Indian PM Narendra Modi gets rockstar welcome in Sydney

About 20,000 members of Australia’s Indian community gave a rapturous stadium welcome to Anthony Albanese and Narendra Modi as police quelled a protest outside.

The two prime ministers were constantly cheered at the Olympic Park rally on Tuesday evening ahead of more formal talks between the pair planned for Wednesday.

“The last time I saw someone on this stage was Bruce Springsteen and he did not get the welcome that Prime Minister Modi has got,” Mr Albanese told the crowd. “Prime Minister Modi is the boss.”

Outside, a group of about 60 protesters voiced their anger with the Indian prime minister over human rights.

On Wednesday, Mr Albanese and Governor-General David Hurley will meet with Mr Modi at Kirribilli ahead of bilateral talks.

The prime ministers are expected to discuss trade, defence and renewable energy as both nations seek to strengthen relations.

Business leaders and delegates will also meet with Mr Modi during what marks his first visit to Australia in 10 years and the two prime ministers’ sixth meeting in 12 months.

Mr Albanese announced a new centre for Australia-India relations to help foster ties and strengthen relations between both nations.

It would be based in Parramatta, “a place that itself is a testament to the vitality of the Indian-Australian experience”.

“We want to see more connections, more Australian and Indian students living and studying in each other’s countries and bringing those experiences home.”

The prime ministers also unveiled a plaque for the foundation stone of the Little India gateway in Sydney’s Harris Park.

A roaring crowd of about 20,000 members of Australia’s Indian community attended the stadium to welcome Mr Modi, in what marked his first visit in 10 years and the prime ministers’ sixth meeting in 12 months.

Mr Albanese said on Tuesday he hoped trade discussions concerning the Comprehensive Economic Co-operation Agreement, which began in 2011, would conclude this year and said ties on renewable energy, critical minerals, security and defence were growing.

Mr Albanese also credited the Indian diaspora living in Australia, including about 700,000 people born on the subcontinent, for strengthening the local democracy.

“They have brought the spirit of the world’s largest democracy to Australia and helped make our democracy stronger and more inclusive,” he said.

As crowds gathered outside Sydney Superdome hours before the evening rally, Mr Modi met business leaders including billionaires Gina Rinehart and Andrew Forrest.

He also discussed infrastructure investment in India and how Australia manages retirement pensions with Paul Schroder, the head of the country’s largest superannuation fund, AustralianSuper.

But alleged human rights abuses are what some want on the agenda during the whistle-stop tour.

Human Rights Watch’s Asia director Elaine Pearson has urged Australia to not to repeat the “same mistakes it made with the Chinese government by pursuing deeper trade engagement while sidelining human rights concerns”.

Asked whether human rights should be on the agenda, Deputy Prime Minister Richard Marles said India was a large democracy that shared values with Australia.

“We have never had a greater strategic alignment with India than we do right now.
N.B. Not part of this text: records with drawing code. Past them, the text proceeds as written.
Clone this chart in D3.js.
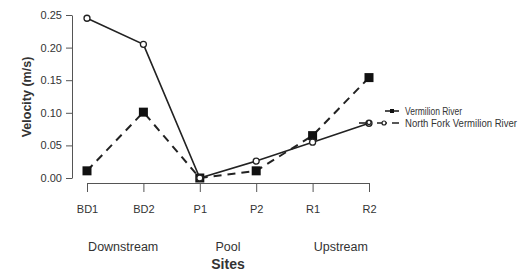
<!DOCTYPE html>
<html>
<head>
<meta charset="utf-8">
<script src="https://cdn.jsdelivr.net/npm/d3@7"></script>
<style>
  body { margin: 0; background: #fff; }
  text { font-family: "Liberation Sans", Arial, sans-serif; fill: #333; }
</style>
</head>
<body>
<div id="chart"></div>
<script>
// data
let sites = ["BD1", "BD2", "P1", "P2", "R1", "R2"];
let vermilion = [0.245, 0.205, 0.0, 0.026, 0.055, 0.084];
let northFork = [0.011, 0.101, 0.0, 0.011, 0.065, 0.154];
let yTicks = [0, 0.05, 0.10, 0.15, 0.20, 0.25];
let groups = ["Downstream", "Pool", "Upstream"];
let groupCenters = [[0, 1], [2, 3], [4, 5]];
let legendNames = ["Vermilion River", "North Fork Vermilion River"];

let width = 522, height = 274;

let svg = d3.select('#chart')
  .append('svg')
  .attr('width', width)
  .attr('height', height)
  .style('background-color', 'white');

// scales
let x = d3.scalePoint().domain(sites).range([87, 369]);
let y = d3.scaleLinear().domain([0, 0.25]).range([178, 15]);

//y axis
let yAxis = svg.append("g")
  .attr("transform", "translate(72,0)")
  .call(d3.axisLeft(y).tickValues(yTicks).tickFormat(d3.format(".2f")).tickSize(6).tickSizeOuter(0));
yAxis.select(".domain").attr("stroke", "#555");
yAxis.selectAll(".tick line").attr("stroke", "#555");
yAxis.selectAll(".tick text").attr("font-size", 11).attr("fill", "#444").attr("x", -10);

//x axis
let xAxis = svg.append("g")
  .attr("transform", "translate(0,183)")
  .call(d3.axisBottom(x).tickSize(9).tickSizeOuter(0));
xAxis.select(".domain").attr("stroke", "#555");
xAxis.selectAll(".tick line").attr("stroke", "#555");
xAxis.selectAll(".tick text").attr("font-size", 11).attr("fill", "#444").attr("y", 22);

// group labels under the ticks
svg.selectAll(".group")
  .data(groups)
  .enter().append("text")
  .attr("class", "group")
  .attr("x", function(d, i) { return (x(sites[groupCenters[i][0]]) + x(sites[groupCenters[i][1]])) / 2 + (i == 0 ? 8 : 0); })
  .attr("y", 251)
  .attr("text-anchor", "middle")
  .attr("font-size", 12.5)
  .text(function(d) { return d; });

// axis titles
svg.append("text")
  .attr("x", 228).attr("y", 269)
  .attr("text-anchor", "middle")
  .attr("font-size", 14).attr("font-weight", "bold")
  .text("Sites");

svg.append("text")
  .attr("transform", "translate(31,97) rotate(-90)")
  .attr("text-anchor", "middle")
  .attr("font-size", 12.5).attr("font-weight", "bold")
  .text("Velocity (m/s)");

let line = d3.line()
  .x(function(d, i) { return x(sites[i]); })
  .y(function(d) { return y(d); });

// North Fork: dashed with filled squares
svg.append("path")
  .datum(northFork)
  .attr("d", line)
  .attr("fill", "none")
  .attr("stroke", "#222")
  .attr("stroke-width", 2)
  .attr("stroke-dasharray", "8,6");

svg.selectAll(".sq")
  .data(northFork)
  .enter().append("rect")
  .attr("class", "sq")
  .attr("x", function(d, i) { return x(sites[i]) - 4.5; })
  .attr("y", function(d) { return y(d) - 4.5; })
  .attr("width", 9).attr("height", 9)
  .attr("fill", "#111");

// Vermilion: solid with open circles
svg.append("path")
  .datum(vermilion)
  .attr("d", line)
  .attr("fill", "none")
  .attr("stroke", "#222")
  .attr("stroke-width", 1.6);

svg.selectAll(".circ")
  .data(vermilion)
  .enter().append("circle")
  .attr("class", "circ")
  .attr("cx", function(d, i) { return x(sites[i]); })
  .attr("cy", function(d) { return y(d); })
  .attr("r", 3)
  .attr("fill", "white")
  .attr("stroke", "#222")
  .attr("stroke-width", 1.3);

// legend
let leg = svg.append("g");
leg.append("line").attr("x1", 385).attr("x2", 399).attr("y1", 111).attr("y2", 111)
  .attr("stroke", "#222").attr("stroke-width", 1.6);
leg.append("rect").attr("x", 390).attr("y", 109).attr("width", 4).attr("height", 4).attr("fill", "#111");

leg.append("line").attr("x1", 359).attr("x2", 367).attr("y1", 123).attr("y2", 123)
  .attr("stroke", "#222").attr("stroke-width", 1.6);
leg.append("circle").attr("cx", 369).attr("cy", 122.5).attr("r", 2)
  .attr("fill", "white").attr("stroke", "#222").attr("stroke-width", 1.2);
leg.append("line").attr("x1", 377).attr("x2", 399).attr("y1", 123).attr("y2", 123)
  .attr("stroke", "#222").attr("stroke-width", 1.6).attr("stroke-dasharray", "10,5");
leg.append("circle").attr("cx", 384).attr("cy", 123).attr("r", 2)
  .attr("fill", "white").attr("stroke", "#222").attr("stroke-width", 1.2);

leg.selectAll(".lt")
  .data(legendNames)
  .enter().append("text")
  .attr("class", "lt")
  .attr("x", 405)
  .attr("y", function(d, i) { return 115 + i * 12; })
  .attr("font-size", 10)
  .attr("textLength", function(d, i) { return i == 0 ? 57 : 112; })
  .attr("lengthAdjust", "spacingAndGlyphs")
  .text(function(d) { return d; });
</script>
</body>
</html>
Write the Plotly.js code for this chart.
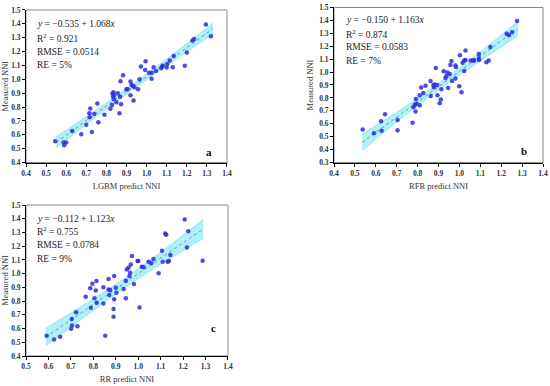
<!DOCTYPE html>
<html>
<head>
<meta charset="utf-8">
<script src="https://cdn.plot.ly/plotly-3.0.1.min.js"></script>
<style>
html,body{margin:0;padding:0;background:#fff;}
#chart{width:550px;height:386px;}
</style>
</head>
<body>
<div id="chart"></div>
<script>
// ---- Panel a (LGBM) ----
var aPredX = [0.545,0.587,0.590,0.600,0.630,0.675,0.700,0.715,0.720,0.717,0.728,0.740,0.755,0.760,0.790,0.820,0.830,0.833,0.835,0.828,0.837,0.838,0.857,0.865,0.850,0.868,0.873,0.870,0.883,0.900,0.905,0.920,0.920,0.925,0.932,0.940,0.935,0.958,0.965,0.972,0.995,0.993,1.012,1.025,1.025,1.035,1.047,1.073,1.078,1.080,1.100,1.103,1.115,1.130,1.135,1.190,1.200,1.228,1.237,1.295,1.320];
var aMeasY = [0.553,0.544,0.525,0.545,0.628,0.604,0.672,0.755,0.790,0.727,0.620,0.750,0.825,0.690,0.745,0.787,0.897,0.875,0.906,0.815,0.856,0.885,0.900,0.755,0.835,0.875,0.820,0.986,1.030,0.928,0.928,0.885,0.984,0.960,0.952,0.943,0.847,0.928,1.000,1.092,1.130,1.068,1.048,1.005,1.048,1.087,1.060,1.080,1.092,1.098,1.085,1.110,1.135,1.087,1.168,1.097,1.193,1.280,1.290,1.395,1.310];
var aLineX = [0.55,1.33];
var aLineY = [0.545,1.365];
var aBandX = [0.55,0.75,0.94,1.13,1.33];
var aBandLow = [0.505,0.730,0.935,1.130,1.325];
var aBandHigh = [0.585,0.780,0.975,1.180,1.405];
var aText = ['<i>y</i> = \u22120.535 + 1.068<i>x</i>','R<sup>2</sup> = 0.921','RMSE = 0.0514','RE = 5%'];

// ---- Panel b (RFR) ----
var bPredX = [0.537,0.591,0.625,0.628,0.644,0.704,0.704,0.776,0.780,0.787,0.792,0.790,0.795,0.810,0.817,0.810,0.827,0.838,0.862,0.863,0.875,0.878,0.882,0.887,0.894,0.895,0.911,0.906,0.914,0.925,0.933,0.938,0.943,0.946,0.954,0.957,0.962,0.965,0.981,0.981,0.984,0.999,1.002,1.010,1.015,1.023,1.023,1.029,1.029,1.054,1.066,1.070,1.093,1.093,1.094,1.129,1.140,1.148,1.226,1.237,1.252,1.276];
var bMeasY = [0.555,0.527,0.620,0.545,0.674,0.630,0.550,0.607,0.728,0.748,0.792,0.694,0.754,0.820,0.880,0.743,0.839,0.895,0.931,0.815,0.900,0.883,0.903,1.032,0.900,0.820,0.787,0.759,0.867,1.006,0.955,0.970,0.996,0.877,0.986,1.055,1.086,0.931,1.050,0.950,1.040,0.890,1.130,0.844,1.073,1.009,1.089,1.168,1.094,1.089,1.089,1.090,1.107,1.140,1.094,1.076,1.089,1.194,1.297,1.285,1.308,1.395];
var bLineX = [0.535,1.28];
var bLineY = [0.456,1.336];
var bBandX = [0.535,0.72,0.905,1.09,1.28];
var bBandLow = [0.391,0.640,0.868,1.076,1.281];
var bBandHigh = [0.521,0.710,0.918,1.146,1.391];
var bText = ['<i>y</i> = \u22120.150 + 1.163<i>x</i>','R<sup>2</sup> = 0.874','RMSE = 0.0583','RE = 7%'];

// ---- Panel c (RR) ----
var cPredX = [0.592,0.625,0.652,0.701,0.704,0.705,0.723,0.729,0.766,0.786,0.796,0.789,0.805,0.811,0.814,0.815,0.845,0.845,0.853,0.868,0.868,0.871,0.875,0.890,0.890,0.893,0.893,0.900,0.903,0.935,0.945,0.945,0.949,0.957,0.961,0.964,0.967,0.972,0.981,0.997,1.000,1.006,1.016,1.024,1.046,1.058,1.068,1.091,1.106,1.109,1.120,1.125,1.131,1.137,1.143,1.207,1.217,1.223,1.287];
var cMeasY = [0.548,0.521,0.541,0.599,0.669,0.623,0.718,0.616,0.832,0.893,0.927,0.752,0.820,0.878,0.946,0.788,0.783,0.900,0.548,0.961,0.885,0.844,0.881,0.742,0.686,0.813,0.982,0.898,0.861,0.888,0.949,0.820,1.031,1.043,0.982,1.007,1.067,1.128,0.924,1.092,1.092,0.754,1.050,1.046,1.087,1.075,1.106,1.002,1.167,1.087,1.293,1.283,1.087,1.092,1.135,1.395,1.191,1.308,1.094];
var cLineX = [0.588,1.29];
var cLineY = [0.537,1.326];
var cBandX = [0.588,0.765,0.94,1.115,1.29];
var cBandLow = [0.472,0.690,0.897,1.084,1.256];
var cBandHigh = [0.602,0.780,0.967,1.174,1.396];
var cText = ['<i>y</i> = \u22120.112 + 1.123<i>x</i>','R<sup>2</sup> = 0.755','RMSE = 0.0784','RE = 9%'];

var serif = 'Liberation Serif, Times New Roman, serif';
var bandFill = 'rgba(60,225,245,0.42)';
var bandEdge = 'rgba(40,200,230,0.6)';
var dotColor = 'rgba(45,45,225,0.85)';

function panelTraces(xa, ya, bx, blo, bhi, lx, ly, px, py){
  return [
    {x: bx, y: blo, xaxis: xa, yaxis: ya, mode: 'lines', line: {color: bandEdge, width: 0.6, shape: 'spline'}, hoverinfo: 'skip', showlegend: false},
    {x: bx, y: bhi, xaxis: xa, yaxis: ya, mode: 'lines', fill: 'tonexty', fillcolor: bandFill, line: {color: bandEdge, width: 0.6, shape: 'spline'}, hoverinfo: 'skip', showlegend: false},
    {x: lx, y: ly, xaxis: xa, yaxis: ya, mode: 'lines', line: {color: '#8a8a8a', width: 1, dash: 'dot'}, showlegend: false},
    {x: px, y: py, xaxis: xa, yaxis: ya, mode: 'markers', marker: {color: dotColor, size: 4.5}, showlegend: false}
  ];
}

var data = [].concat(
  panelTraces('x','y', aBandX, aBandLow, aBandHigh, aLineX, aLineY, aPredX, aMeasY),
  panelTraces('x2','y2', bBandX, bBandLow, bBandHigh, bLineX, bLineY, bPredX, bMeasY),
  panelTraces('x3','y3', cBandX, cBandLow, cBandHigh, cLineX, cLineY, cPredX, cMeasY)
);

function xAxis(dom, rng, title, anchor){
  return {domain: dom, range: rng, anchor: anchor, dtick: 0.1, tick0: 0.4, tickformat: '.1f',
    showline: true, linecolor: '#000', linewidth: 1, ticks: 'outside', ticklen: 3, tickcolor: '#000', tickwidth: 1,
    showgrid: false, zeroline: false,
    tickfont: {family: serif, size: 7.5, color: '#333', weight: 'bold'},
    title: {text: title, font: {family: serif, size: 8.5, color: '#333'}, standoff: 6}};
}
function yAxis(dom, rng, anchor){
  return {domain: dom, range: rng, anchor: anchor, dtick: 0.1, tick0: 0.3, tickformat: '.1f',
    showline: true, linecolor: '#000', linewidth: 1, ticks: 'outside', ticklen: 3, tickcolor: '#000', tickwidth: 1,
    showgrid: false, zeroline: false,
    tickfont: {family: serif, size: 7.5, color: '#333', weight: 'bold'},
    title: {text: 'Measured NNI', font: {family: serif, size: 8.5, color: '#333'}, standoff: 4}};
}

var annotations = [];
function addText(xref, yref, lines, x0, ys){
  for (var i = 0; i < lines.length; i++){
    annotations.push({xref: xref + ' domain', yref: yref + ' domain', x: x0, y: ys[i], xanchor: 'left', yanchor: 'middle',
      text: lines[i], showarrow: false, font: {family: serif, size: 9.5, color: '#222'}});
  }
}
addText('x','y', aText, 0.045, [0.908,0.818,0.727,0.640]);
addText('x2','y2', bText, 0.048, [0.917,0.832,0.746,0.655]);
addText('x3','y3', cText, 0.045, [0.909,0.826,0.735,0.642]);
var tags = [['x','y','a',0.91,0.069],['x2','y2','b',0.909,0.076],['x3','y3','c',0.926,0.185]];
tags.forEach(function(t){
  annotations.push({xref: t[0]+' domain', yref: t[1]+' domain', x: t[3], y: t[4], xanchor: 'center', yanchor: 'middle',
    text: '<b>'+t[2]+'</b>', showarrow: false, font: {family: serif, size: 11, color: '#111'}});
});

var shapes = [['x','y'],['x2','y2'],['x3','y3']].map(function(p){
  return {type: 'rect', xref: p[0]+' domain', yref: p[1]+' domain', x0: 0, x1: 1, y0: 0, y1: 1,
    line: {color: '#888', width: 1}, layer: 'below'};
});

var layout = {
  width: 550, height: 386,
  margin: {l: 0, r: 0, t: 0, b: 0},
  paper_bgcolor: '#fff', plot_bgcolor: '#fff',
  showlegend: false,
  xaxis: xAxis([0.0473, 0.4127], [0.4, 1.4], 'LGBM predict NNI', 'y'),
  yaxis: yAxis([0.579, 0.9741], [0.4, 1.5], 'x'),
  xaxis2: xAxis([0.6073, 0.9873], [0.4, 1.4], 'RFR predict NNI', 'y2'),
  yaxis2: yAxis([0.579, 0.9806], [0.3, 1.5], 'x2'),
  xaxis3: xAxis([0.0473, 0.4145], [0.5, 1.4], 'RR predict NNI', 'y3'),
  yaxis3: yAxis([0.0777, 0.4689], [0.4, 1.5], 'x3'),
  annotations: annotations,
  shapes: shapes
};

Plotly.newPlot('chart', data, layout, {displayModeBar: false, staticPlot: true});
</script>
</body>
</html>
Both countries are deeply invested in the collective security of the Indo-Pacific region,” he told reporters in Canberra on Tuesday.

“And all of this is driving a much closer relationship between (the) two countries.”

India has snubbed global calls to condemn Russia’s invasion of Ukraine, with Moscow remaining a large arms supplier to New Delhi.

Mr Marles used a speech at a defence summit on Monday to say Australia needed to confront “inconvenient truths” with China, as Canberra works to balance competing trade interests with the possibility of military confrontation.

Asked whether the Indian relationship should be approached the same way when it came to calling out human rights abuses and crackdowns on freedom of speech, Mr Marles said the two nations were starkly different.

“We’re talking about two very different situations,” he said.

“We share values with India. India is a democracy.

“I’m not about to go through what will be said or not said in the conversation between our two prime ministers tomorrow, theirs is a very fulsome and open relationship.”